Take every line from the first down to the line with "import * as" and set it down exactly, without the pictures.

Start of Data provided

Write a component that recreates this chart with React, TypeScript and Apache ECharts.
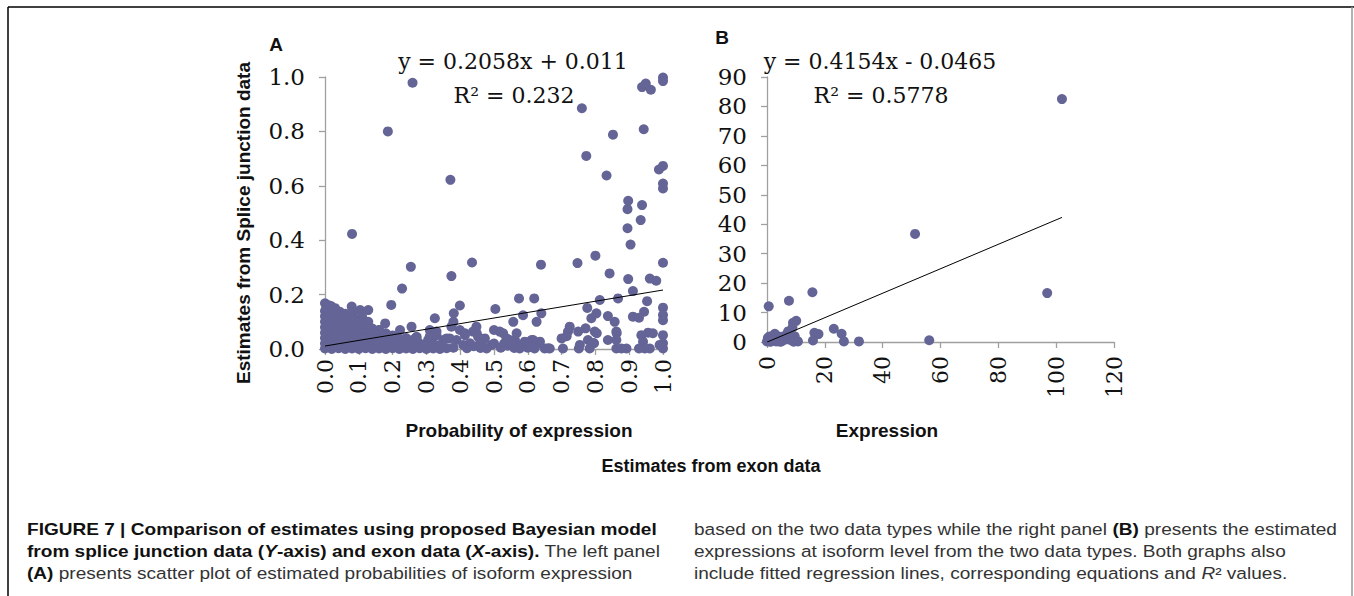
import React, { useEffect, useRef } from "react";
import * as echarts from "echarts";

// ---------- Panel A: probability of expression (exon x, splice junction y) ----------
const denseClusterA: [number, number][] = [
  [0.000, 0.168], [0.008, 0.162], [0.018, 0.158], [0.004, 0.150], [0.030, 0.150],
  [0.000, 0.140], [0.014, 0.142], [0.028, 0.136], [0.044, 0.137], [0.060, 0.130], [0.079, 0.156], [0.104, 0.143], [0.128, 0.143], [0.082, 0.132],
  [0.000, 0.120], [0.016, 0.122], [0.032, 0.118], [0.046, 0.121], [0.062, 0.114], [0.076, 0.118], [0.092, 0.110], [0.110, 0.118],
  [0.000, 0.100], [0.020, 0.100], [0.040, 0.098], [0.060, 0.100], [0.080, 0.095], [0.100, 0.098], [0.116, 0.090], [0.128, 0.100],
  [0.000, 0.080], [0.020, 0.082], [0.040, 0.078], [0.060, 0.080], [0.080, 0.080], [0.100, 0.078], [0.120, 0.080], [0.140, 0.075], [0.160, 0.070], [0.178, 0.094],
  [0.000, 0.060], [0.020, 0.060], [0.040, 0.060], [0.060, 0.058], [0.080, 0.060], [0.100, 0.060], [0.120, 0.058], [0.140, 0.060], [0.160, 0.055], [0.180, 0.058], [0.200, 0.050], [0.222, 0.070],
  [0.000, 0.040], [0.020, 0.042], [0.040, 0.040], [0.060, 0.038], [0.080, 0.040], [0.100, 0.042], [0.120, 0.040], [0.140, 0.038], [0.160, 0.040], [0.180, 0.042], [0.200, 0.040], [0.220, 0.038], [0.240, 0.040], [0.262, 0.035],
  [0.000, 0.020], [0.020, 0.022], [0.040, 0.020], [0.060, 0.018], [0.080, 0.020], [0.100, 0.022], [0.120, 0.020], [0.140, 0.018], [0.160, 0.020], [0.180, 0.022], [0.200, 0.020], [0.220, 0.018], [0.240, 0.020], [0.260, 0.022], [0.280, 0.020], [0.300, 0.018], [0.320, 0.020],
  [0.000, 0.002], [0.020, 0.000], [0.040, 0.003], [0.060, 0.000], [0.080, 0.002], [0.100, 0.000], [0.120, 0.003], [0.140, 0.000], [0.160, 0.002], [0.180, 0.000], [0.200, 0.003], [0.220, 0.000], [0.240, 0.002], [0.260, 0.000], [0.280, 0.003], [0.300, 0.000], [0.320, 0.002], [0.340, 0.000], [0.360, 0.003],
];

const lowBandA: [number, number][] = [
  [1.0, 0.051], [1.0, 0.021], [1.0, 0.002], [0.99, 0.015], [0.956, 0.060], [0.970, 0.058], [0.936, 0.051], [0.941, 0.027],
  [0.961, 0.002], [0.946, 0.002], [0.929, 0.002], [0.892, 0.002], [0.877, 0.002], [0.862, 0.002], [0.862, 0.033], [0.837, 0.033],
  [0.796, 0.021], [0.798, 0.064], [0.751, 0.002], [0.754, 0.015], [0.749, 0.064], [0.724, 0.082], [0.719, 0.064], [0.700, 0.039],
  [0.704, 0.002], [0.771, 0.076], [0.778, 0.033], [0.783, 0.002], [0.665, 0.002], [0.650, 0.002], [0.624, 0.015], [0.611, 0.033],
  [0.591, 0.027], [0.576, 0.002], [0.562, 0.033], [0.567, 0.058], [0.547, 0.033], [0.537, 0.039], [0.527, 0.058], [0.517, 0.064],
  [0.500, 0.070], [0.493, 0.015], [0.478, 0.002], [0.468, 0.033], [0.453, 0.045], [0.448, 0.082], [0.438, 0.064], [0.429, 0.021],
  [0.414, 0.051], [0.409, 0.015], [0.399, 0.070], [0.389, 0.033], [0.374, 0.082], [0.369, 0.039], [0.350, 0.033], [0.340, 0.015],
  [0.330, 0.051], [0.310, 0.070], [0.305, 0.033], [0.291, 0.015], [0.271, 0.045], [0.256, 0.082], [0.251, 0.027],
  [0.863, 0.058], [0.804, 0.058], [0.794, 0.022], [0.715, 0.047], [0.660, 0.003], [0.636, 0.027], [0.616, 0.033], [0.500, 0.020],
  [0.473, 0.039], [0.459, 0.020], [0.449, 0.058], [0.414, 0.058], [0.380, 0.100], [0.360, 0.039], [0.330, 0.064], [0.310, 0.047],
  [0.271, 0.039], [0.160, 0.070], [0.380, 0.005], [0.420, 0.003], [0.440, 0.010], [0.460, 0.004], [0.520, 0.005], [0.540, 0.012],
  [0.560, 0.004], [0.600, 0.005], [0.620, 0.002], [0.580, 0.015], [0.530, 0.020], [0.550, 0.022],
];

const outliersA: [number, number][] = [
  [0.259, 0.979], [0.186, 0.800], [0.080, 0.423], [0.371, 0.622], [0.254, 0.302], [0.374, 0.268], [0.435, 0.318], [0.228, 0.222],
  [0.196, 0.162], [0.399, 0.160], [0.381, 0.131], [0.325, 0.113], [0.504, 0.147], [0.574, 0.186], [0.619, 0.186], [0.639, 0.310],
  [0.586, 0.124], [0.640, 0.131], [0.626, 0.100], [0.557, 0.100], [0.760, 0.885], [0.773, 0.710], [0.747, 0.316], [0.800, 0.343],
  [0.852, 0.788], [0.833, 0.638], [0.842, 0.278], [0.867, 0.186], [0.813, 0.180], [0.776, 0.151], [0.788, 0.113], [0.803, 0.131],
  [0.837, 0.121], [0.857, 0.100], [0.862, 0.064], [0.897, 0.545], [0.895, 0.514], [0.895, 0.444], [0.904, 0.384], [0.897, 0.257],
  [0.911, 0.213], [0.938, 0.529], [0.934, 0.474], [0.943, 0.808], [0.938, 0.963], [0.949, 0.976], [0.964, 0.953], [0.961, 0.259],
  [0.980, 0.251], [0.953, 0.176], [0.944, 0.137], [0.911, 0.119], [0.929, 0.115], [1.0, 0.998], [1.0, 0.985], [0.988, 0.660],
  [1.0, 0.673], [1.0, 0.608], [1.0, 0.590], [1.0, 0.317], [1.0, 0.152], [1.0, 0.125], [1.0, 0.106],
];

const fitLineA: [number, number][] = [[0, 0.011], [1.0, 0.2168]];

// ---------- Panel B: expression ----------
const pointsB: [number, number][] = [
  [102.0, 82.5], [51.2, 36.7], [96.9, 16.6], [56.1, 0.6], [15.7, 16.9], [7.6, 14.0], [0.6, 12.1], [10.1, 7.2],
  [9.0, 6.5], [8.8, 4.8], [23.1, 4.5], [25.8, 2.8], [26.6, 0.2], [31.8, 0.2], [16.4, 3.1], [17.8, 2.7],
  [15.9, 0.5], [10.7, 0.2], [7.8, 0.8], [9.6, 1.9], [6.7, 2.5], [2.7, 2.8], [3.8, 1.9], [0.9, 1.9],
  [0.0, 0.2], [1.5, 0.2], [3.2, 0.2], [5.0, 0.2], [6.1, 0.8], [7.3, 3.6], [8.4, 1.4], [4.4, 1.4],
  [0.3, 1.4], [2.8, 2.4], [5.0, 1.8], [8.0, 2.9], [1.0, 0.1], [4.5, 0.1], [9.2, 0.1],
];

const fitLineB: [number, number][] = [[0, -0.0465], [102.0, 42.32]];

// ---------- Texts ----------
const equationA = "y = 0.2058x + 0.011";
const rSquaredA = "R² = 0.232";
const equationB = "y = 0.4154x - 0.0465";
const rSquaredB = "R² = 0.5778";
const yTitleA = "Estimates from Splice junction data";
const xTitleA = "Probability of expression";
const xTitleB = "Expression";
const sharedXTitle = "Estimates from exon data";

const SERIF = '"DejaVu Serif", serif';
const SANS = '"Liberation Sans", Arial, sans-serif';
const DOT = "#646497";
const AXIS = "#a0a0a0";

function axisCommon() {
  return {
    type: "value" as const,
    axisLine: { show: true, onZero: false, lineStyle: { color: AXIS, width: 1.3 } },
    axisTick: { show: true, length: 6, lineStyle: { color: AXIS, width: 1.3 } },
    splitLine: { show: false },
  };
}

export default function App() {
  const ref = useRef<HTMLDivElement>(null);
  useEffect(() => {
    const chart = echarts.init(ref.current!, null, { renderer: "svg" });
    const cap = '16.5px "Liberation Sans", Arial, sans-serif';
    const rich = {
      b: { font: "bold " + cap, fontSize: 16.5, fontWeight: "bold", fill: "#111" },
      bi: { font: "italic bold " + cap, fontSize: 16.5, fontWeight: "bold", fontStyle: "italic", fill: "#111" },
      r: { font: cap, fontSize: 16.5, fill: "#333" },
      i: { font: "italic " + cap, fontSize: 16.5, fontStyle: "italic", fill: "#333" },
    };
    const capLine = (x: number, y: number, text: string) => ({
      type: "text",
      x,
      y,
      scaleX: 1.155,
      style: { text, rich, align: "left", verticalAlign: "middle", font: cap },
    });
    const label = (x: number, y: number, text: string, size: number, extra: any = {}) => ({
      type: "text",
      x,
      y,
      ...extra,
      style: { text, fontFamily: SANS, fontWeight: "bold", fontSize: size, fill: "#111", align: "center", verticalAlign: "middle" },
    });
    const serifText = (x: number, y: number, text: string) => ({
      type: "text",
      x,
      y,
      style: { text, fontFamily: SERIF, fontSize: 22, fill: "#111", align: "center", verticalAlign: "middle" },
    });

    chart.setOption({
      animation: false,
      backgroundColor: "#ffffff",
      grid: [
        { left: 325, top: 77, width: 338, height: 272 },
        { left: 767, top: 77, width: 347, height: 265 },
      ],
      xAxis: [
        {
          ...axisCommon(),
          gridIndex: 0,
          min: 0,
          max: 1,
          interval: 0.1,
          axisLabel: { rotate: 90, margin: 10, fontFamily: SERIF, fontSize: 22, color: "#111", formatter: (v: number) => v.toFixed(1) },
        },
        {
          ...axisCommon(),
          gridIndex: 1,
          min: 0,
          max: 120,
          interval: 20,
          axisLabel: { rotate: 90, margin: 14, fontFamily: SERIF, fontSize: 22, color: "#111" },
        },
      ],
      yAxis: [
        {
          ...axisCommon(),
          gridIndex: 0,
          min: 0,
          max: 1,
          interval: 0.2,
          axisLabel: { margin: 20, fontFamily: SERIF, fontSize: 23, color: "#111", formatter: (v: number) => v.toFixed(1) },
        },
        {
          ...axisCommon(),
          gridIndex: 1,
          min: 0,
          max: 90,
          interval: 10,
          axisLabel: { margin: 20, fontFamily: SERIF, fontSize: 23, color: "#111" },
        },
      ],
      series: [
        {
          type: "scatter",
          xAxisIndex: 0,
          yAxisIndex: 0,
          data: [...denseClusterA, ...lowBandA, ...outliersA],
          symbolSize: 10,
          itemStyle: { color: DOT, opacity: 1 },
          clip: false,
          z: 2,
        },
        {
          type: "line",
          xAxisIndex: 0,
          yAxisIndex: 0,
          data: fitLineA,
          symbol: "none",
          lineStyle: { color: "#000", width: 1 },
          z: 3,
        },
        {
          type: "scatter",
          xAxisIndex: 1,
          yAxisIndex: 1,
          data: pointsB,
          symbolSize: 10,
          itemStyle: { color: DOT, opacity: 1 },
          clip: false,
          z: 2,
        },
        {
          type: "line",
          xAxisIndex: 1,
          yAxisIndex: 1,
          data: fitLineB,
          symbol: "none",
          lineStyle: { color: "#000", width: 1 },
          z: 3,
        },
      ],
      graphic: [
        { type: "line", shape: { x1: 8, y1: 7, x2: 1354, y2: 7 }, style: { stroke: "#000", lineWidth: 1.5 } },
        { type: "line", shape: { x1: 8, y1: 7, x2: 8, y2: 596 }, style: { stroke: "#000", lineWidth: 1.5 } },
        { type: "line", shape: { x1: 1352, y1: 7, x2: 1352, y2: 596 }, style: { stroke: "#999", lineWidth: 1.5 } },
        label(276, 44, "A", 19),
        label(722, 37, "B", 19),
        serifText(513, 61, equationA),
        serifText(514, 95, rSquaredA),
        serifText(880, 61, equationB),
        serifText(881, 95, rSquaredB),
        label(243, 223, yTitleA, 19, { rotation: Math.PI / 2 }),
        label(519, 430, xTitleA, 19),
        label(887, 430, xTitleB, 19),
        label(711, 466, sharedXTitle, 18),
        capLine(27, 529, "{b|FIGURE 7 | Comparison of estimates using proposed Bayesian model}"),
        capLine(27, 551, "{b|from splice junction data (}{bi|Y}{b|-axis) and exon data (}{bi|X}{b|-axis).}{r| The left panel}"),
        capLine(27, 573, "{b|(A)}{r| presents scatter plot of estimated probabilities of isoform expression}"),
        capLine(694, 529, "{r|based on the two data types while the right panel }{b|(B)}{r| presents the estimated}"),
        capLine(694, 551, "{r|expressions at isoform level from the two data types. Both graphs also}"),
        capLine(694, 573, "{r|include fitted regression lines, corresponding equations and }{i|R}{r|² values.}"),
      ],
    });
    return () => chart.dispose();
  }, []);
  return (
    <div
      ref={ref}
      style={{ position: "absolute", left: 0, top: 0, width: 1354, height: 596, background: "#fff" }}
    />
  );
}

End of Data provided

[Written answer]:
Write a component that recreates this chart with React, TypeScript and Apache ECharts.
import React, { useEffect, useRef } from "react";
import * as echarts from "echarts";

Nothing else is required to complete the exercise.